Anatomy of Movement: The Pull-Up

In Blog, Science by Ryan Smith0 Comments

Let’s breakdown the pull-up.

The infamous pull-up is a movement that many strive to get “at least one.” It takes a great degree of strength and confidence to perform– making it a perfect movement to highlight in this episode of anatomy of movement.

We are looking at a strict pull-up. Not a kipping pull-up which uses the lower body to propel up to the bar.

A proper pull-up starts with proper hand placement. Which for most is going to be hands slightly wider than shoulder width apart.

The pull up is predominantly an upper body exercise. However, there is a great deal of coordination that needs to come through the core to make it as efficient as possible.

Starting with the first pull, you need to keep a rigid body and not have the rib cage flare up.

This allows a few things.

One, we get to work on our lats ability to work in a stretched position.

Two, it allows us to work on what is considered the “hollow rock” position. This position is essential for other gymnastic and CrossFit movements thus would make sense to develop a sense of strength from that position.

Next, the mid-pull is a great period to dive into the verbal cue “pull the bar down to you.”

Often we think so much about pulling ourselves up that we forget often focusing on this cue allows our hands to be active and in turn get a more favorable activation from the rest of the upper body muscles.

The final pull, getting the chin to the bar or above it, is all about maintaining the body position you already have up to this point. It is tempting to extend the neck and flail the legs in order to get that last extra inch or two. Don’t.

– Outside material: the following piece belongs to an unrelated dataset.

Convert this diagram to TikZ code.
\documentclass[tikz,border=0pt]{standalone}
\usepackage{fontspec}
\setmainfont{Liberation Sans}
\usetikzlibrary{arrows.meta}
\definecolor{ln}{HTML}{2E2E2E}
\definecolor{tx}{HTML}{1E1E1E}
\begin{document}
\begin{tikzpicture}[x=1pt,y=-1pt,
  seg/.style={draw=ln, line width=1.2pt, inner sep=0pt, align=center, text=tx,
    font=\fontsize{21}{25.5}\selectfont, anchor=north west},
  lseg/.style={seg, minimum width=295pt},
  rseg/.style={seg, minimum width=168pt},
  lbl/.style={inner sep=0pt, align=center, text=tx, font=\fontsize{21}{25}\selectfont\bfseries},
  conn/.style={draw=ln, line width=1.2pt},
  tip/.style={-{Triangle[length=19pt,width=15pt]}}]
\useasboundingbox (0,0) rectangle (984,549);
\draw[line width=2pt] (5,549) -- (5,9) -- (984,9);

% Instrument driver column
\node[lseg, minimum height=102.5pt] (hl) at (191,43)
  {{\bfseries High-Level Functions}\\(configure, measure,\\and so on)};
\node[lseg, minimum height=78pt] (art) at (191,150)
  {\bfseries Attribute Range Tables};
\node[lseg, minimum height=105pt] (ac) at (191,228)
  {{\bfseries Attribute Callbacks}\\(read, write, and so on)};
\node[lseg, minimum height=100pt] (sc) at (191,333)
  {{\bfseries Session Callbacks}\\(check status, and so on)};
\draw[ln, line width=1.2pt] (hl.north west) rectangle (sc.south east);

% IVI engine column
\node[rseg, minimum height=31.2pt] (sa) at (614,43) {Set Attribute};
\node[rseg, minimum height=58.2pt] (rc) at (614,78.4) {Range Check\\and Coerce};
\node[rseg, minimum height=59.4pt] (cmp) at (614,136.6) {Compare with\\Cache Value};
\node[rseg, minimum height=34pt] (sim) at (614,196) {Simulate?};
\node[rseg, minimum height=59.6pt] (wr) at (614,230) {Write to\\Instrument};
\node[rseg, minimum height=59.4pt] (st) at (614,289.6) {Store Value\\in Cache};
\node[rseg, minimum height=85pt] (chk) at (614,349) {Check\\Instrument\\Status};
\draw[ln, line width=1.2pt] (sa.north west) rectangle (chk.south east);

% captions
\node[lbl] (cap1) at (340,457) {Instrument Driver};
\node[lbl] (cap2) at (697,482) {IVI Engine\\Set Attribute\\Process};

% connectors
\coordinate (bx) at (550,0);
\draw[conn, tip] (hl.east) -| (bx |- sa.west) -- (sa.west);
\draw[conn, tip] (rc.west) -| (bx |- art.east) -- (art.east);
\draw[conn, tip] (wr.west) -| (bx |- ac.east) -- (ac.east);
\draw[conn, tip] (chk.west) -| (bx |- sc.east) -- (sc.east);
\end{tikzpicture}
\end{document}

However, being patient with this position and even holding it for a second can develop a great deal of strength in the long run and make pull ups easier over time for yourself.

That’s the general breakdown of the pull-up. Maintain a rigid position with your body. Make sure you are focusing on pulling the bar down to you as much as you are pulling yourself up.

Finally, don’t sacrifice position to gain that extra inch at that top. Combine these key points with the patience and you’ll develop your pull up or improve your pull-up strength in a great way!